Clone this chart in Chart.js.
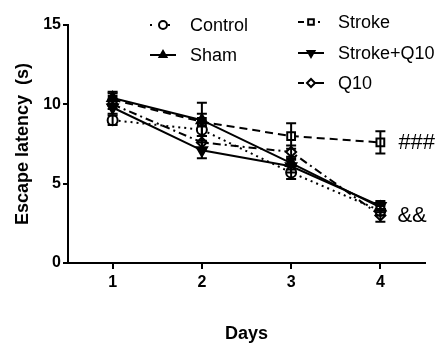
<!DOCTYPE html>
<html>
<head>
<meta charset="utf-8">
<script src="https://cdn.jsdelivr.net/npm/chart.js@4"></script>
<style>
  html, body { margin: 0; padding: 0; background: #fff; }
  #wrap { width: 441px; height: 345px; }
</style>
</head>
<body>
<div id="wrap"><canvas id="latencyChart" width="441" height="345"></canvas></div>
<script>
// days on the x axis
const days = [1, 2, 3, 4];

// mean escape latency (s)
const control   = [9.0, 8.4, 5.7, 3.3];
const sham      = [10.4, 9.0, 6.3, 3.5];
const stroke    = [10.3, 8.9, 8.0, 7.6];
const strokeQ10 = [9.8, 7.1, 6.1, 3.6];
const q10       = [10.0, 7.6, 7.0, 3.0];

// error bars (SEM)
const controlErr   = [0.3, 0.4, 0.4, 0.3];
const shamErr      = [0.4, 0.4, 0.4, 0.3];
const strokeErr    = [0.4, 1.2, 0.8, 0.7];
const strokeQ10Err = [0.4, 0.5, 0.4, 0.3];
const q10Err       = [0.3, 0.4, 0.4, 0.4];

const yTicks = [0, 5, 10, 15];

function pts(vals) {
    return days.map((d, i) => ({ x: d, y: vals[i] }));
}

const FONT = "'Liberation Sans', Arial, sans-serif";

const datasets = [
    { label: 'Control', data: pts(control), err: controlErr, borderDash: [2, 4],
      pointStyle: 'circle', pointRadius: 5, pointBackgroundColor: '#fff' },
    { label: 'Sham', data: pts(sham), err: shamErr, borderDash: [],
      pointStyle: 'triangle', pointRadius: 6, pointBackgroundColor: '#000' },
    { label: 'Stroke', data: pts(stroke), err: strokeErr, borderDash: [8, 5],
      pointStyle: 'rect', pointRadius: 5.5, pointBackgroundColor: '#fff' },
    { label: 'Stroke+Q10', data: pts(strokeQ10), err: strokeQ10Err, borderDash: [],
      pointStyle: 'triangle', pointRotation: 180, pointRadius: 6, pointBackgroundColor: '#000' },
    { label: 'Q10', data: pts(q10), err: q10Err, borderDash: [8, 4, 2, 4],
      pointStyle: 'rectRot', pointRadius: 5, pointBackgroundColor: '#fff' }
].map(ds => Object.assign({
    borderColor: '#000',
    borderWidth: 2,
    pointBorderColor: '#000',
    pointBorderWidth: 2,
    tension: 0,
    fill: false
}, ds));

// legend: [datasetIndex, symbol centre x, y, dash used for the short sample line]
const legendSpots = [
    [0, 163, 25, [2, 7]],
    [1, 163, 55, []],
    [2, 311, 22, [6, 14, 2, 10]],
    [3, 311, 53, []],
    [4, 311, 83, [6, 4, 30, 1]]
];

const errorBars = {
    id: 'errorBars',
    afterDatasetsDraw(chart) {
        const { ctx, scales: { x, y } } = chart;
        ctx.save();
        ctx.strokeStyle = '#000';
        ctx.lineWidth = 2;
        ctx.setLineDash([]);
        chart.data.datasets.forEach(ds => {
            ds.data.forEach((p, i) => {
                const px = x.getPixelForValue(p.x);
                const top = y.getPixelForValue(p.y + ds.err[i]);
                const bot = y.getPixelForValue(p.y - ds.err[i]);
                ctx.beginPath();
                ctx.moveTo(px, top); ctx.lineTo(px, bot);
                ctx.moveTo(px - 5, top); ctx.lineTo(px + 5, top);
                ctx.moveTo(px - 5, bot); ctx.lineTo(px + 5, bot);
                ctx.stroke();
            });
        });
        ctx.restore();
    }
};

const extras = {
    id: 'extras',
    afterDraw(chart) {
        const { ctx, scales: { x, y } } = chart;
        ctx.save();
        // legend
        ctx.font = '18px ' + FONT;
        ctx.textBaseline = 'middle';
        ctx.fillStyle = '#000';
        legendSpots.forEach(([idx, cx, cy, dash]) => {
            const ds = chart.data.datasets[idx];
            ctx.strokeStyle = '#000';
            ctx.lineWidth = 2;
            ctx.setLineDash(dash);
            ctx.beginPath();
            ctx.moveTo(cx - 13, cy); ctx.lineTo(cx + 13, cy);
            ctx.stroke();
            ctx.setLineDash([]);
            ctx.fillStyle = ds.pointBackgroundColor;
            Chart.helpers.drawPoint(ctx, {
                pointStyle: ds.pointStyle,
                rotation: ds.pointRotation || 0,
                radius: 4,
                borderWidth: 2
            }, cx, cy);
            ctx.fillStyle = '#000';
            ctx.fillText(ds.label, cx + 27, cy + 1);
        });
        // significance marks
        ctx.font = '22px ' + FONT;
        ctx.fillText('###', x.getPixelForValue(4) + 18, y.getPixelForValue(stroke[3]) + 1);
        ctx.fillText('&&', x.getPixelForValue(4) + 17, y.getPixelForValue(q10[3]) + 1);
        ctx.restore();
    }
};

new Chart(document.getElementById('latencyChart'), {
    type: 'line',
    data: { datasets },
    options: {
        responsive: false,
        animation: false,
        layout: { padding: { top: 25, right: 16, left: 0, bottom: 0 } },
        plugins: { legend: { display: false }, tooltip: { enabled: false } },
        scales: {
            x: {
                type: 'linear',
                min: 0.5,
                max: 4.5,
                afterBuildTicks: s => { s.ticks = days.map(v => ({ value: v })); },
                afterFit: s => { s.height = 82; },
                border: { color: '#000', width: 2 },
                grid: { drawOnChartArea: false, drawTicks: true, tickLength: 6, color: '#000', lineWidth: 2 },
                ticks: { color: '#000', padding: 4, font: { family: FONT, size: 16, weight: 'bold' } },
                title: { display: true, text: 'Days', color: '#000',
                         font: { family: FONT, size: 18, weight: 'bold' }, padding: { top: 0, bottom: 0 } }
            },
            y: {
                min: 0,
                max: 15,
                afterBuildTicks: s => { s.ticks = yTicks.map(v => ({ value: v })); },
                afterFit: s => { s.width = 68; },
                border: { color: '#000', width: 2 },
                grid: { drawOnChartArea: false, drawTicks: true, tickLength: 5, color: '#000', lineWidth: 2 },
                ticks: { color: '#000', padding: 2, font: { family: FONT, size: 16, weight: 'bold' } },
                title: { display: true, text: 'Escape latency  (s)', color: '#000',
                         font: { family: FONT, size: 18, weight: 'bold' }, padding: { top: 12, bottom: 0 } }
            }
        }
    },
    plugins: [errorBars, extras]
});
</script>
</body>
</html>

---

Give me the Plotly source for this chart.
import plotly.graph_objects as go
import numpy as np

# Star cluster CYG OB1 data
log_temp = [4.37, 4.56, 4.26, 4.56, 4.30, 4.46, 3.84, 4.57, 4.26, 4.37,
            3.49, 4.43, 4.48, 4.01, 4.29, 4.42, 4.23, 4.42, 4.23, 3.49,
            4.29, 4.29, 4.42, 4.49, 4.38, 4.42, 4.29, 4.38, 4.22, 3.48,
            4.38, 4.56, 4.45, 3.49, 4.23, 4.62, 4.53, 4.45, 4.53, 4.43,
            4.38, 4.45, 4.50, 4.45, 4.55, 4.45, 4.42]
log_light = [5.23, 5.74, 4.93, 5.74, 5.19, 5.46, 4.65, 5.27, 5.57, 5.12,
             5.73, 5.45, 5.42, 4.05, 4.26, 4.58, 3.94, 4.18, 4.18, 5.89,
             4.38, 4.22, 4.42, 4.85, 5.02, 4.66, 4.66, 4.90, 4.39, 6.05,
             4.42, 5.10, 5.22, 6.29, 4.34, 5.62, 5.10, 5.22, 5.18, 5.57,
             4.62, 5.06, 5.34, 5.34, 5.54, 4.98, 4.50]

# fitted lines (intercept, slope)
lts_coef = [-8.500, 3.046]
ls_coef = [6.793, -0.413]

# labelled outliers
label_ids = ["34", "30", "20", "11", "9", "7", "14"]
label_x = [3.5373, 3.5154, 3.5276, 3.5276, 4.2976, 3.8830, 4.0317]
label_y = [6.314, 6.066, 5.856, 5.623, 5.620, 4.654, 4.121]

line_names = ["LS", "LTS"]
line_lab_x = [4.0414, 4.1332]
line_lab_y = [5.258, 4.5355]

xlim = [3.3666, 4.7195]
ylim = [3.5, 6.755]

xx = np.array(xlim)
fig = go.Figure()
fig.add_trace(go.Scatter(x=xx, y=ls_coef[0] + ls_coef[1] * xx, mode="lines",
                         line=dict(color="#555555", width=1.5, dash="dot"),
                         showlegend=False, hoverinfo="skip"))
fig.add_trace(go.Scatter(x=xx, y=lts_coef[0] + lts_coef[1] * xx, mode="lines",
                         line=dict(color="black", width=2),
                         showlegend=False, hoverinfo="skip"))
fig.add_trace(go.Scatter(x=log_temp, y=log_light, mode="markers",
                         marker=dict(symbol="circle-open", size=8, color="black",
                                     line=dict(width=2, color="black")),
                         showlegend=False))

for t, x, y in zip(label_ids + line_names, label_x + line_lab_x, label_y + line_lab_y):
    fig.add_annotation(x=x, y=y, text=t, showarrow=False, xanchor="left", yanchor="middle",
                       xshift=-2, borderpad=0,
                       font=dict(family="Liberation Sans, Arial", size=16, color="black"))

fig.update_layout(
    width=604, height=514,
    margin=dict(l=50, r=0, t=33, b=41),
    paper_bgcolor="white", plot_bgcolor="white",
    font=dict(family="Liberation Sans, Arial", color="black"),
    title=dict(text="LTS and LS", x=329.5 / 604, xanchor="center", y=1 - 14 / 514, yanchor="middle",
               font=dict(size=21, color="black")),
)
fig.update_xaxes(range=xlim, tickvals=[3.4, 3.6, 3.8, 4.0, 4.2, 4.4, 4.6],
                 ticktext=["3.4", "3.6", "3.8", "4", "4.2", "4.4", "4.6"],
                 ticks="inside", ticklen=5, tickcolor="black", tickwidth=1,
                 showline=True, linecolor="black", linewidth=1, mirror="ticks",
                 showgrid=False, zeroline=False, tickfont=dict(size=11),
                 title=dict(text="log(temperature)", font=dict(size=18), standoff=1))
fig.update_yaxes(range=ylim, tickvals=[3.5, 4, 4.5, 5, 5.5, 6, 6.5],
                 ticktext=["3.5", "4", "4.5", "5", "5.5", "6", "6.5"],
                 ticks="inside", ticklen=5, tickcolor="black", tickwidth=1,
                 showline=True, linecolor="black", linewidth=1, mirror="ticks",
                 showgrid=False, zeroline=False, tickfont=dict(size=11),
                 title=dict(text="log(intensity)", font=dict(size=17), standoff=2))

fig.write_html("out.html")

--

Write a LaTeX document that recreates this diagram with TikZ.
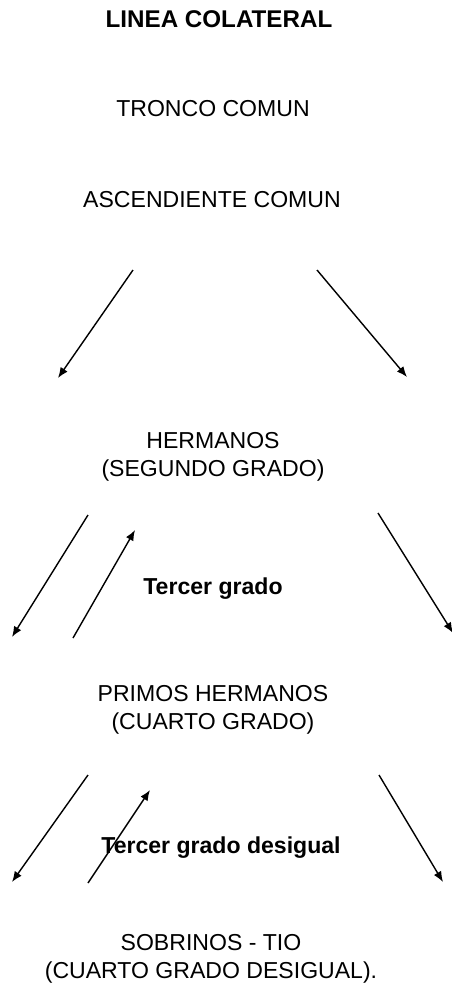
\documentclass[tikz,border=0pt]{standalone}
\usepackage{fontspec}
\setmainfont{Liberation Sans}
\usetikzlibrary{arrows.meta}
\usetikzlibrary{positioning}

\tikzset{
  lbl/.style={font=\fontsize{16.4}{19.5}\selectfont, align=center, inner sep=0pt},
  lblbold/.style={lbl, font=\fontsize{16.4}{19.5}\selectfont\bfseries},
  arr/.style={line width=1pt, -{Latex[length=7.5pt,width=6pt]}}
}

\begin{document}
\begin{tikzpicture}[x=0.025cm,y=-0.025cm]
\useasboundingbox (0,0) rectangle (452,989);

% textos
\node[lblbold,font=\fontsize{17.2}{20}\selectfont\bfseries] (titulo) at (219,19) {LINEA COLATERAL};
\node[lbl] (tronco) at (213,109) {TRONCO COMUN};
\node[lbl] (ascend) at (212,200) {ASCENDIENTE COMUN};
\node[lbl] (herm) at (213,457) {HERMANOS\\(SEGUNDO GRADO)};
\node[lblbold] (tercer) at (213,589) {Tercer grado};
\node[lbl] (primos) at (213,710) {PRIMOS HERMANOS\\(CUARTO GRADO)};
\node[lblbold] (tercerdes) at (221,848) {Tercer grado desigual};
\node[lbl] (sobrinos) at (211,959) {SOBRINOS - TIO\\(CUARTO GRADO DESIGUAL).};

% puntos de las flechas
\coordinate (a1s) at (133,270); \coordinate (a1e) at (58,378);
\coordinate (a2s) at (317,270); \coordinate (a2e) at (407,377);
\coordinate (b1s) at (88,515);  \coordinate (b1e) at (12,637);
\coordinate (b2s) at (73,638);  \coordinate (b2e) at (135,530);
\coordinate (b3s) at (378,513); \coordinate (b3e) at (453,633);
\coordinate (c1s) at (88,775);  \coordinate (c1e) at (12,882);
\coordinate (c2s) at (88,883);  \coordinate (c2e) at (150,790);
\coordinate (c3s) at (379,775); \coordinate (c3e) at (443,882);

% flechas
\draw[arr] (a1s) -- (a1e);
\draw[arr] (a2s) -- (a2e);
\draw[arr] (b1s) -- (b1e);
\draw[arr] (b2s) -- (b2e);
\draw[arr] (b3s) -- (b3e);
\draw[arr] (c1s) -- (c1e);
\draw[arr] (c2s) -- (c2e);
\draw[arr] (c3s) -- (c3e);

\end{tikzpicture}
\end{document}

→ Task objective
Without the pictures, write out exactly the lines from the one that has "Clone this chart in Chart.js." down to the one that has "const days = [1, 2, 3, 4];", both included.

→ Exercise answer
Clone this chart in Chart.js.
<!DOCTYPE html>
<html>
<head>
<meta charset="utf-8">
<script src="https://cdn.jsdelivr.net/npm/chart.js@4"></script>
<style>
  html, body { margin: 0; padding: 0; background: #fff; }
  #wrap { width: 441px; height: 345px; }
</style>
</head>
<body>
<div id="wrap"><canvas id="latencyChart" width="441" height="345"></canvas></div>
<script>
// days on the x axis
const days = [1, 2, 3, 4];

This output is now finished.